After the first five seasons, the writers started to stray from the formula, but some of these diversions are fun, especially a pair of season 7 clip shows that includes Roseanne comparing notes with June Cleaver, Ruth Martin and Norma Arnold, much to their dismay. The drama starts to get laid on a little thick when Dan’s father issues get the best of him, and Darlene’s on-again off-again relationship with David becomes a bit of a bore. But what more could you expect from a show in its seventh, eighth and ninth seasons? The only thing that’s tough to forgive was the temporary replacement of Lecy Goranson, the actress who played Becky, with Sarah Chalke during seasons 6 and 7. It’s never good when shows do this, and especially bad when the new performer changes the way the character behaves – Goranson’s Becky was smart and argumentative; Chalke’s was quiet and passive.

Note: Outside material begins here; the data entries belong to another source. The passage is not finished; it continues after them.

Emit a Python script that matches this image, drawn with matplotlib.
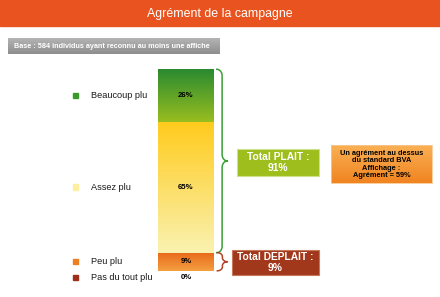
import numpy as np
import matplotlib
matplotlib.use("Agg")
import matplotlib.pyplot as plt
from matplotlib.patches import Rectangle
from matplotlib.colors import to_rgb
from matplotlib.transforms import blended_transform_factory

plt.rcParams['font.family'] = ['Liberation Sans', 'DejaVu Sans']

# data
categories = ["Beaucoup plu", "Assez plu", "Peu plu", "Pas du tout plu"]
values = [26, 65, 9, 0]
legend_colors = ["#3C9A2C", "#FCEFA0", "#EE7E22", "#9E2E1A"]
grad_top = ["#2A8A30", "#FFCB1E", "#E8681A", "#9E2E1A"]
grad_bot = ["#98BE20", "#FAF2B0", "#F4A040", "#9E2E1A"]
title = "Agrément de la campagne"
base_text = "Base : 584 individus ayant reconnu au moins une affiche"
note_text = "Un agrément au dessus\ndu standard BVA\nAffichage :\nAgrément = 59%"

plait = values[0] + values[1]
deplait = values[2] + values[3]

W, H = 440, 297
fig = plt.figure(figsize=(W / 100, H / 100), dpi=100)
fig.patch.set_facecolor("white")

# overlay in pixel coords
bg = fig.add_axes([0, 0, 1, 1])
bg.set_xlim(0, W)
bg.set_ylim(H, 0)
bg.axis("off")


def gradient(c1, c2, n=64):
    a, b = np.array(to_rgb(c1)), np.array(to_rgb(c2))
    t = np.linspace(0, 1, n)[:, None]
    return (a * (1 - t) + b * t)[:, None, :]


# title bar
bg.add_patch(Rectangle((0, 0), W, 26, color="#E8531F", zorder=1))
bg.text(W / 2, 13.5, title, color="white", fontsize=8.9, ha="center", va="center")

# base label
bg.imshow(gradient("#B4B4B4", "#8E8E8E"), extent=(8, 220, 54, 38), aspect="auto", zorder=1)
bg.text(14, 46.5, base_text, color="white", fontsize=5.2, fontweight="bold",
        ha="left", va="center")

# orange note box
bg.imshow(gradient("#FAB055", "#F08420"), extent=(331, 432, 183, 145), aspect="auto", zorder=1)
bg.add_patch(Rectangle((331, 145), 101, 38, fill=False, ec="#F8C890", lw=0.6, zorder=2))
bg.text(381.5, 164.5, note_text, color="black", fontsize=5.3, fontweight="bold",
        ha="center", va="center", linespacing=1.12)

# total boxes
bg.add_patch(Rectangle((237, 149), 82, 27, fc="#9DBE1C", ec="#CDE08A", lw=0.8, zorder=2))
bg.text(278, 162.5, "Total PLAIT :\n%d%%" % plait, color="white", fontsize=7.4,
        fontweight="bold", ha="center", va="center", linespacing=1.15, zorder=3)
bg.add_patch(Rectangle((232, 250), 87, 25, fc="#A2381B", ec="#C8785A", lw=0.8, zorder=2))
bg.text(275.5, 262.5, "Total DEPLAIT :\n%d%%" % deplait, color="white", fontsize=7.4,
        fontweight="bold", ha="center", va="center", linespacing=1.1, zorder=3)

# stacked bar
x0, x1 = 158, 214
top, bot = 69.3, 270.8
ax = fig.add_axes([x0 / W, 1 - bot / H, (x1 - x0) / W, (bot - top) / H])
ax.set_xlim(0, 1)
ax.set_ylim(100, 0)
ax.axis("off")

lab = blended_transform_factory(bg.transData, ax.transData)
bottom = 0
for cat, v, lc, c1, c2 in zip(categories, values, legend_colors, grad_top, grad_bot):
    if v > 0:
        bars = ax.bar(0.5, v, bottom=bottom, width=1.0, color=c2, ec="none")
        im = ax.imshow(gradient(c1, c2), extent=(0, 1, bottom + v, bottom),
                       aspect="auto", zorder=2)
        im.set_clip_path(bars[0])
        ymid = bottom + v / 2
        off = 0
    else:
        # 0% segment: label just below the bar
        ymid = bottom
        off = -4.7
    ax.annotate("%d%%" % v, (0.5, ymid), xytext=(0, off), textcoords="offset points",
                ha="center", va="center", fontsize=5.6, fontweight="bold", annotation_clip=False)
    ax.annotate(cat, (91, ymid), xycoords=lab, xytext=(0, off), textcoords="offset points",
                fontsize=6.6, ha="left", va="center", color="#1a1a1a", annotation_clip=False)
    sq_y = top + (ymid / 100) * (bot - top) - off * 100 / 72
    bg.add_patch(Rectangle((73, sq_y - 2.7), 5.4, 5.4, color=lc, zorder=3))
    bottom += v


def brace(ax, xa, y0, y1, w, r, color):
    tr = blended_transform_factory(ax.transAxes, ax.transData)
    a = w / 2
    mid = (y0 + y1) / 2
    t = np.linspace(0, np.pi / 2, 20)
    xs = np.concatenate([xa + a * np.sin(t), xa + 2 * a - a * np.cos(t),
                         (xa + 2 * a - a * np.cos(t))[::-1], (xa + a * np.sin(t))[::-1]])
    ys = np.concatenate([y0 + r - r * np.cos(t), mid - r + r * np.sin(t),
                         (mid + r - r * np.sin(t))[::-1], (y1 - r + r * np.cos(t))[::-1]])
    ax.plot(xs, ys, color=color, lw=1.1, transform=tr, clip_on=False)


brace(ax, 1.05, 0, plait, 0.19, 3.2, "#3AA035")
brace(ax, 1.06, plait, 100, 0.18, 2.0, "#B0442A")

fig.savefig("out.png", dpi=100)
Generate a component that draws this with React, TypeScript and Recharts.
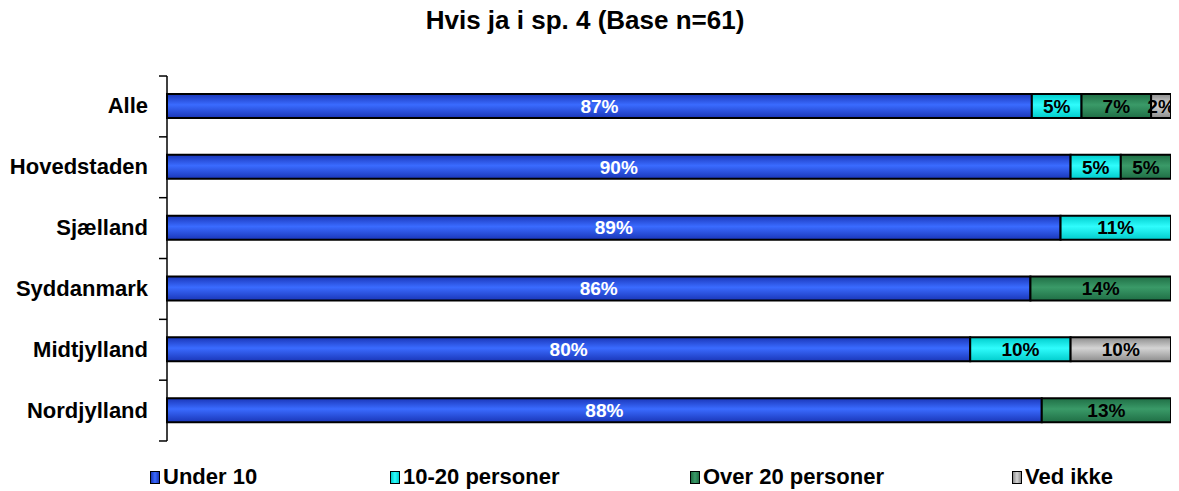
import React from 'react';
import { BarChart, Bar, XAxis, YAxis, LabelList } from 'recharts';

// 100% stacked chart: row totals can be 101 because of rounding
const regions = ['Alle', 'Hovedstaden', 'Sjælland', 'Syddanmark', 'Midtjylland', 'Nordjylland'];
const under10 = [87, 90, 89, 86, 80, 88];
const from10to20 = [5, 5, 11, 0, 10, 0];
const over20 = [7, 5, 0, 14, 0, 13];
const vedIkke = [2, 0, 0, 0, 10, 0];

const seriesNames = ['Under 10', '10-20 personer', 'Over 20 personer', 'Ved ikke'];
const seriesKeys = ['under10', 'from10to20', 'over20', 'vedIkke'];

const data = regions.map((region, i) => ({
  region,
  under10: under10[i],
  from10to20: from10to20[i],
  over20: over20[i],
  vedIkke: vedIkke[i],
}));

const colors = [
  { id: 'gBlue', edge: '#1a36b8', mid: '#3a6bff' },
  { id: 'gCyan', edge: '#00cccc', mid: '#2ffcfc' },
  { id: 'gGreen', edge: '#1f6e45', mid: '#3a9a68' },
  { id: 'gGrey', edge: '#8c8c8c', mid: '#d4d4d4' },
];

const labelColors = ['#ffffff', '#000000', '#000000', '#000000'];
const legendLeft = [150, 390, 690, 1012];

const font = '"Liberation Sans", Arial, sans-serif';

const fmt = (v: any) => (v ? `${v}%` : '');

const RegionTick = (props: any) => {
  const { y, payload, index } = props;
  const axisX = 167;
  const band = 60.8;
  return (
    <g>
      <text x={148} y={y} dy={7} textAnchor="end" fontWeight="bold" fontSize={22} fontFamily={font} fill="#000">
        {payload.value}
      </text>
      <line x1={axisX - 8} x2={axisX} y1={y - band / 2} y2={y - band / 2} stroke="#000" strokeWidth={1.5} />
      {index === regions.length - 1 && (
        <line x1={axisX - 8} x2={axisX} y1={y + band / 2} y2={y + band / 2} stroke="#000" strokeWidth={1.5} />
      )}
    </g>
  );
};

export default function App() {
  return (
    <div style={{ position: 'relative', width: 1179, height: 491, margin: '-8px 0 0 -8px', fontFamily: font, background: '#fff' }}>
      <div style={{ position: 'absolute', top: 5, left: 0, width: 1170, textAlign: 'center', fontWeight: 'bold', fontSize: 26 }}>
        Hvis ja i sp. 4 (Base n=61)
      </div>
      <BarChart
        layout="vertical"
        width={1179}
        height={491}
        data={data}
        stackOffset="expand"
        margin={{ top: 76, right: 8, bottom: 50, left: 0 }}
        barCategoryGap={18}
      >
        <defs>
          {colors.map((c) => (
            <linearGradient key={c.id} id={c.id} x1="0" y1="0" x2="0" y2="1">
              <stop offset="0%" stopColor={c.edge} />
              <stop offset="45%" stopColor={c.mid} />
              <stop offset="100%" stopColor={c.edge} />
            </linearGradient>
          ))}
        </defs>
        <XAxis type="number" domain={[0, 1]} hide />
        <YAxis
          type="category"
          dataKey="region"
          width={167}
          axisLine={{ stroke: '#000', strokeWidth: 1.5 }}
          tickLine={false}
          tick={<RegionTick />}
        />
        {seriesKeys.map((key, i) => (
          <Bar
            key={key}
            dataKey={key}
            name={seriesNames[i]}
            stackId="a"
            fill={`url(#${colors[i].id})`}
            stroke="#000"
            strokeWidth={2}
            barSize={24}
            isAnimationActive={false}
          >
            <LabelList
              dataKey={key}
              position="center"
              formatter={fmt}
              fill={labelColors[i]}
              fontWeight="bold"
              fontSize={19}
              fontFamily={font}
            />
          </Bar>
        ))}
      </BarChart>
      {seriesNames.map((name, i) => (
        <div
          key={name}
          style={{ position: 'absolute', top: 465, left: legendLeft[i], display: 'flex', alignItems: 'center', fontWeight: 'bold', fontSize: 22, lineHeight: '24px' }}
        >
          <span
            style={{
              display: 'inline-block',
              width: 8,
              height: 11,
              border: '1.5px solid #000',
              background: `linear-gradient(to right, ${colors[i].edge}, ${colors[i].mid}, ${colors[i].edge})`,
              marginRight: 3,
            }}
          />
          {name}
        </div>
      ))}
    </div>
  );
}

Much has been made of the final season’s lottery storyline and meta-confessional finale, and for good reason. It went against everything that made the show unique, and more importantly, the jokes just weren’t as funny. But taking this journey with the Conners for a second time, rooting for them as they take one step forward and two steps back through season after season, it still feels good to see their dreams come true.